The Election Commission has, at the prodding of the Supreme Court, begun to assert itself and take action against those violating the Model Code of Conduct.
It has barred UP Chief Minister Yogi Adityanath and BSP chief Mayawati from campaigning for three and two days respectively.
The action came hours after the Supreme Court hauled it over the mat for its inability to act against grave and repeated violations — especially relating to communal comments. Its belated action notwithstanding, the current Election Commission is a pale shadow of an institution that once evoked both respect and fear.
The current Election Commission is a pale shadow of an institution that evoked both respect and fear. (Photo: India Today)
Largely because of its inability to take timely action on vital issues — like seeking election by invoking the name of the armed forces or Namo TV and the undisguised appeal for votes in the name of religion — the authority of the EC is being flouted deliberately and repeatedly.
The Election Commission of India has — from the time of TN Seshan till a couple of years ago — enjoyed tremendous respect and admiration in the country and across the world as an independent and neutral institution. Our elections are a mammoth exercise, unmatched both in sheer size and scale anywhere in the world.
The EC has, till now, by and large, lived up to the trust and faith that the country has in its impartiality, neutrality and its ability to insulate itself and act independently of government pressure. Unlike most of its predecessors, those heading the institution currently have wittingly or unwittingly created the impression that they lack the will and authority to act against offenders.
The EC’s inaction even invited a rebuke from the Apex Court, which questioned whether it was even aware of its powers under the Constitution. The model code of conduct explicitly bars soliciting of votes in the name of caste and religion and confines criticism of other political parties to their policies and programmes, past records and works.
What took the EC so long to act against them? (Photo: DailyO)
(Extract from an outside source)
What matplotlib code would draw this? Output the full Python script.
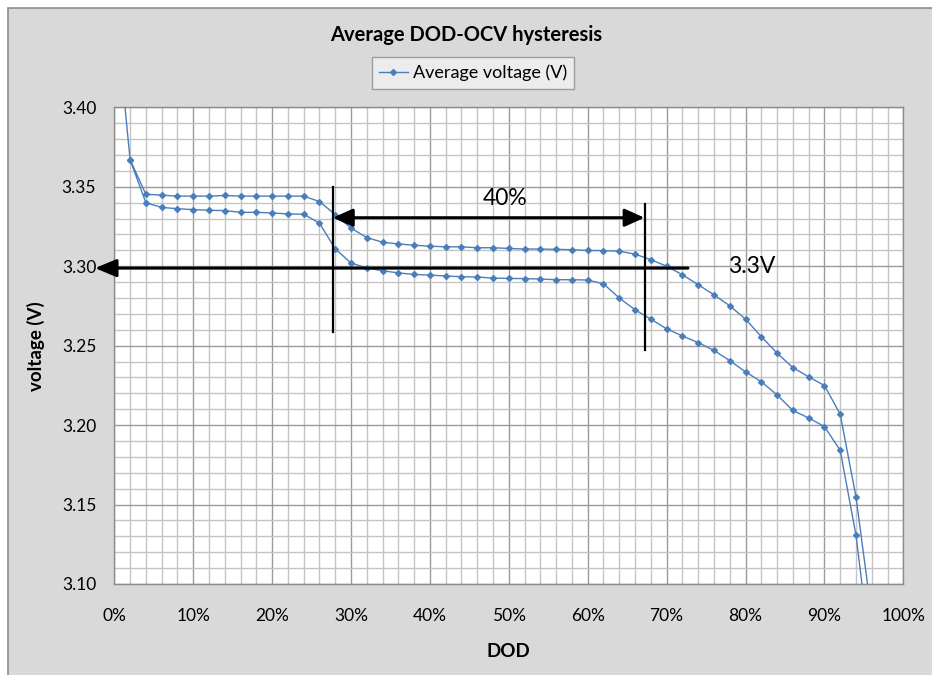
import numpy as np
import matplotlib
matplotlib.use('Agg')
import matplotlib.pyplot as plt
from matplotlib.patches import Rectangle
from matplotlib.ticker import MultipleLocator, FuncFormatter

plt.rcParams['font.family'] = ['Lato', 'DejaVu Sans']

# discharge branch (DOD going up) and charge branch (DOD going back down)
dod_out = [0, 2, 4, 6, 8, 10, 12, 14, 16, 18, 20, 22, 24, 26, 28, 30, 32, 34, 36, 38, 40,
           42, 44, 46, 48, 50, 52, 54, 56, 58, 60, 62, 64, 66, 68, 70, 72, 74, 76, 78, 80,
           82, 84, 86, 88, 90, 92, 94, 96]
volt_out = [3.470, 3.367, 3.3399, 3.3370, 3.3362, 3.3356, 3.3352, 3.3350, 3.3339, 3.3339,
            3.3335, 3.3329, 3.3327, 3.3271, 3.3109, 3.3020, 3.2989, 3.2971, 3.2958, 3.2948,
            3.2944, 3.2938, 3.2934, 3.2932, 3.2925, 3.2923, 3.2922, 3.2919, 3.2915, 3.2915,
            3.2913, 3.2889, 3.2800, 3.2726, 3.2667, 3.2606, 3.2561, 3.2519, 3.2470, 3.2406,
            3.2335, 3.2273, 3.2190, 3.2092, 3.2045, 3.1991, 3.1842, 3.1308, 3.050]
dod_back = [96, 94, 92, 90, 88, 86, 84, 82, 80, 78, 76, 74, 72, 70, 68, 66, 64, 62, 60, 58,
            56, 54, 52, 50, 48, 46, 44, 42, 40, 38, 36, 34, 32, 30, 28, 26, 24, 22, 20, 18,
            16, 14, 12, 10, 8, 6, 4, 2]
volt_back = [3.080, 3.1549, 3.2069, 3.2249, 3.2304, 3.2362, 3.2453, 3.2557, 3.2667, 3.2751,
             3.2820, 3.2884, 3.2946, 3.3000, 3.3041, 3.3076, 3.3094, 3.3098, 3.3099, 3.3104,
             3.3106, 3.3108, 3.3108, 3.3112, 3.3116, 3.3116, 3.3122, 3.3122, 3.3126, 3.3132,
             3.3140, 3.3151, 3.3180, 3.3240, 3.3325, 3.3407, 3.3441, 3.3441, 3.3441, 3.3441,
             3.3441, 3.3445, 3.3441, 3.3441, 3.3441, 3.3447, 3.3453, 3.367]

dod = dod_out + dod_back
volt = volt_out + volt_back

fig = plt.figure(figsize=(9.32, 6.75), dpi=100)
fig.patch.set_facecolor('white')
bg = Rectangle((8 / 932, -0.01), 1.0, 1 - 8 / 675 + 0.01, transform=fig.transFigure,
               facecolor='#d9d9d9', edgecolor='#8c8c8c', lw=1.2, zorder=-10)
fig.add_artist(bg)

ax = fig.add_axes([114.3 / 932, 1 - 584 / 675, (903.3 - 114.3) / 932, (584 - 107.3) / 675])
ax.set_zorder(1)
ax.set_facecolor('white')

ax.plot(dod, volt, color='#4a7ebb', lw=1.0, marker='D', ms=3, mec='#4a7ebb', mfc='#4a7ebb',
        label='Average voltage (V)', zorder=3)

ax.set_xlim(0, 100)
ax.set_ylim(3.10, 3.40)
ax.xaxis.set_major_locator(MultipleLocator(10))
ax.xaxis.set_minor_locator(MultipleLocator(2))
ax.yaxis.set_major_locator(MultipleLocator(0.05))
ax.yaxis.set_minor_locator(MultipleLocator(0.01))
ax.xaxis.set_major_formatter(FuncFormatter(lambda v, p: '%d%%' % round(v)))
ax.yaxis.set_major_formatter(FuncFormatter(lambda v, p: '%.2f' % v))
ax.grid(which='major', color='#9a9a9a', lw=1.0, zorder=1)
ax.grid(which='minor', color='#c4c4c4', lw=1.0, zorder=1)
ax.set_axisbelow(True)
ax.tick_params(which='both', length=0)
ax.tick_params(axis='y', pad=13, labelsize=12.5)
ax.tick_params(axis='x', pad=17, labelsize=12.5)
for s in ax.spines.values():
    s.set_color('#8c8c8c')
    s.set_linewidth(1.0)

ax.set_xlabel('DOD', fontsize=13.5, fontweight='bold', labelpad=14)
ax.set_ylabel('voltage (V)', fontsize=13.5, fontweight='bold', labelpad=12)
fig.text(0.5, 1 - 35 / 675, 'Average DOD-OCV hysteresis', ha='center', va='center',
         fontsize=14.5, fontweight='bold')

leg = ax.legend(loc='center', bbox_to_anchor=(473 / 932, 1 - 73 / 675),
                bbox_transform=fig.transFigure, fontsize=13, frameon=True, fancybox=False,
                handlelength=1.6, borderpad=0.4, handletextpad=0.3)
leg.get_frame().set_facecolor('#f2f2f2')
leg.get_frame().set_edgecolor('#8c8c8c')
leg.get_frame().set_linewidth(1.0)

# annotations
ax.plot([27.7, 27.7], [3.350, 3.2588], color='black', lw=1.6, zorder=4)
ax.plot([67.2, 67.2], [3.339, 3.2473], color='black', lw=1.6, zorder=4)
ax.annotate('', xy=(27.7, 3.3305), xytext=(67.2, 3.3305),
            arrowprops=dict(arrowstyle='<|-|>,head_length=12,head_width=5.4', mutation_scale=1,
                            color='black', lw=2.2, shrinkA=0, shrinkB=0), zorder=5)
ax.annotate('', xy=(-2.45, 3.2988), xytext=(72.7, 3.2988), annotation_clip=False,
            arrowprops=dict(arrowstyle='-|>,head_length=13,head_width=5.4', mutation_scale=1,
                            color='black', lw=2.2, shrinkA=0, shrinkB=0), zorder=5)
ax.text(49.5, 3.3427, '40%', ha='center', va='center', fontsize=16.5, zorder=5)
ax.text(80.8, 3.2995, '3.3V', ha='center', va='center', fontsize=16.5, zorder=5)

plt.savefig('out.png', dpi=100)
Parties and candidates shall refrain from criticism of all aspects of private life. The EC’s inability or unwillingness to not just assert itself but take timely action has added to doubts about its ability to provide a level playing field for all political parties. Days after Yogi Adityanath described the armed forces as 'Modi ki Sena', all it did was rap him on the knuckles by advising him not to repeat it.
The EC is significantly and strangely silent on Prime Minister Modi’s appeal, asking voters to keep the armed forces in mind when they vote.
Similarly, the EC was initially dragging its feet to act against Maneka Gandhi for openly asking Muslims to forget about asking her for help if they don’t vote for her, or against Azam Khan for the obscene language he reportedly used alleging to Jaya Prada, or the president of the Himachal unit of the BJP for reportedly abusing Rahul Gandhi.
Under the Constitution, though the law ministry is the nodal ministry, the Election Commission is an independent constitutional body — not answerable to the government.
Most political parties when in power have sought to exert pressure on the EC to derive whatever little advantage they could for themselves. In the past, the EC managed to insulate itself from such attempts by asserting its neutrality and playing strictly by the book. Chief Election Commissioner Sunil Arora and his team must do the same for the sake of the credibility of the electoral process.